In Britain, the Beddington Zero Energy Development (BedZED) is the first ‘zero-energy’ village. Inaugurated in 2002, BedZED is located twenty minutes by train from the south of London. The architect Bill Dunster, who came up with this pilot project, wanted to reimagine an English garden-city with a much higher population density. Half of the homes in BedZED are reserved by the Peabody Foundation for low-income families.
BedZED uses the maximum of natural, renewable or recyclable materials – wood, brick, metals – found within a 50 km radius, in order to favour local industry and minimise transport costs. An ingenious system of ventilation allows escaping ‘used’ air to transfer its heat to incoming cold air. British Prime Minister Gordon Brown has recently announced a project of five eco-towns across England.
In Barcelona, the rehabilition of the Poble nou neighbourhood is based around the pedestrianisation of the area, the construction of new public spaces and the reorganisation of daily life, as demanded by the locals.
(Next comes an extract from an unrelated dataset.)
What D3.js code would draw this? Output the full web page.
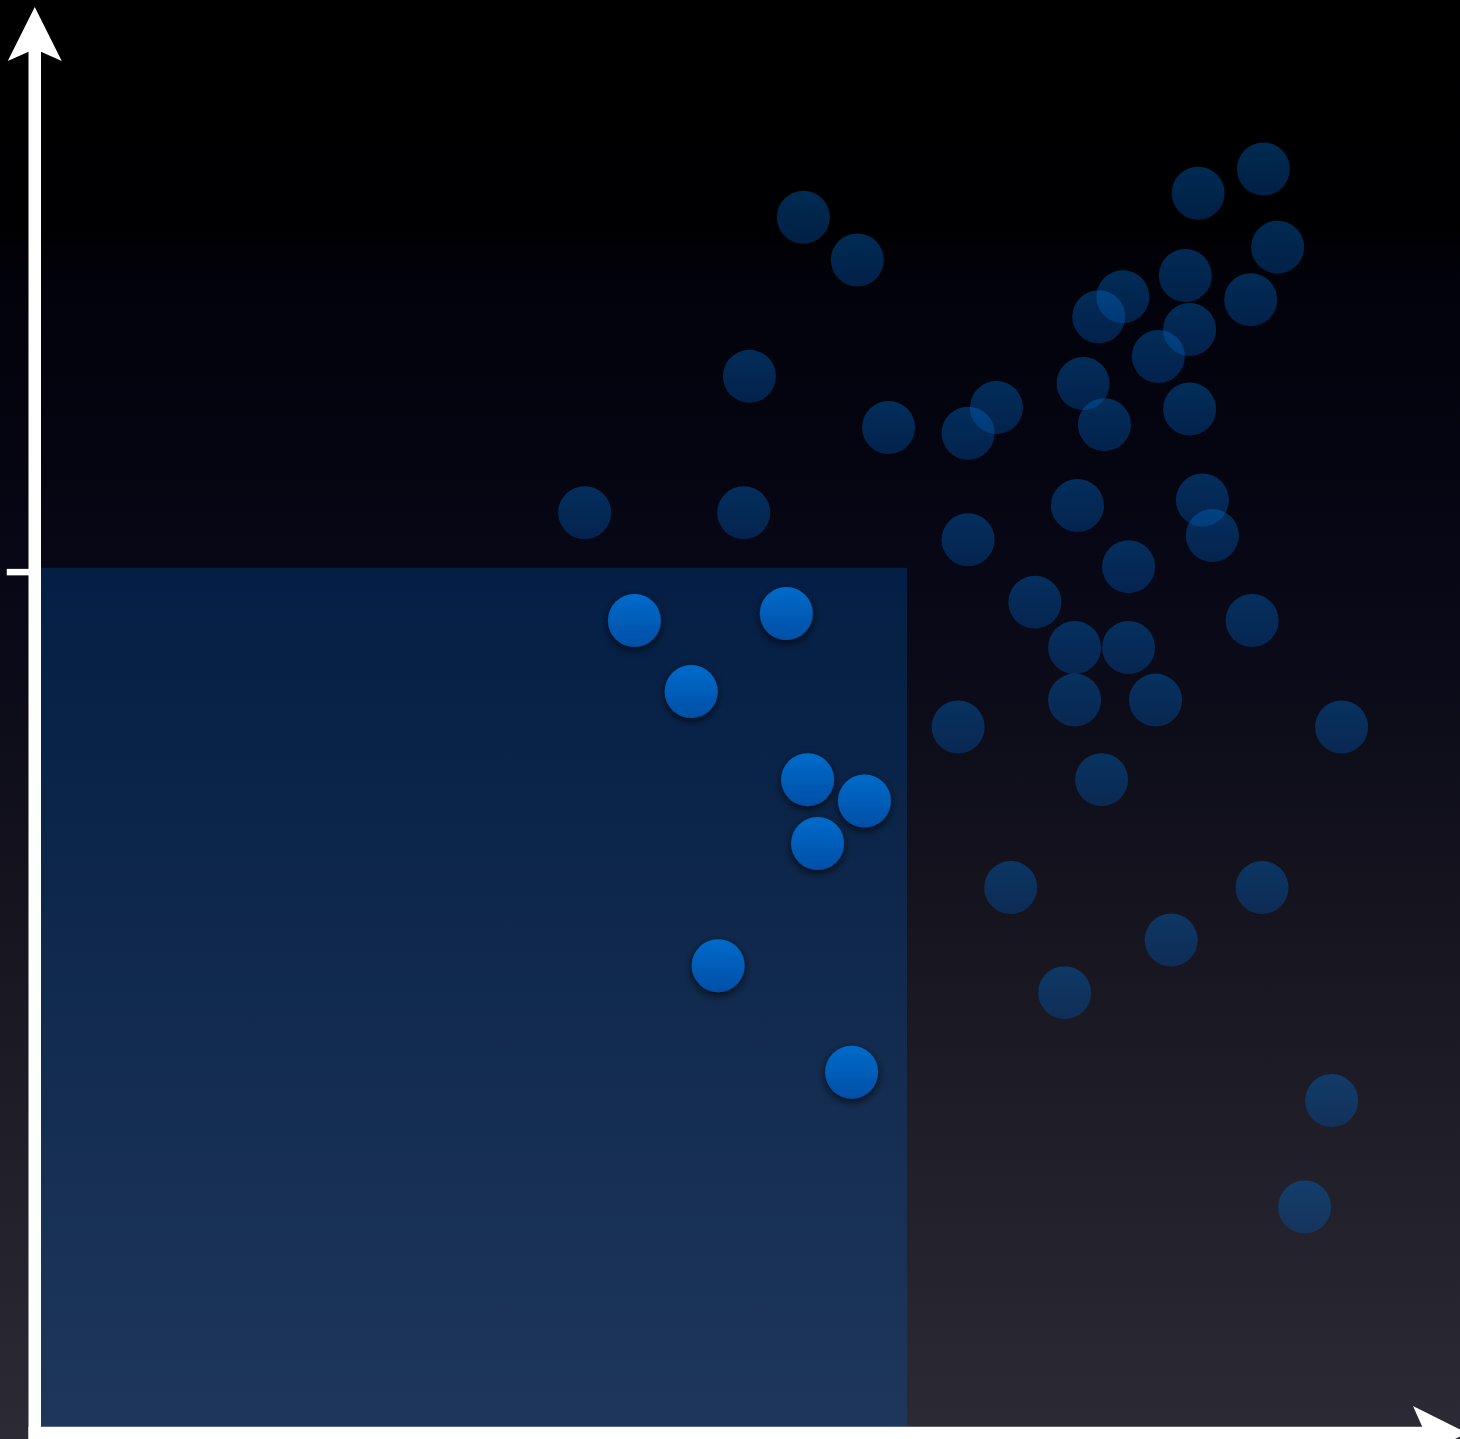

Work and housing complexes have been constructed, combining comfort of living, professional activity and a simplified lifestyle. 4 600 clandestine residences in industrial areas have been recognised and their rehabilitation will permit the reintegration of this marginalised section of town.
The penny has dropped in Europe, it seems, and important projects have been set in motion as a result. More ecological initiatives, however, are needed for a powerful green force to counter the threatening dark grey of global warming.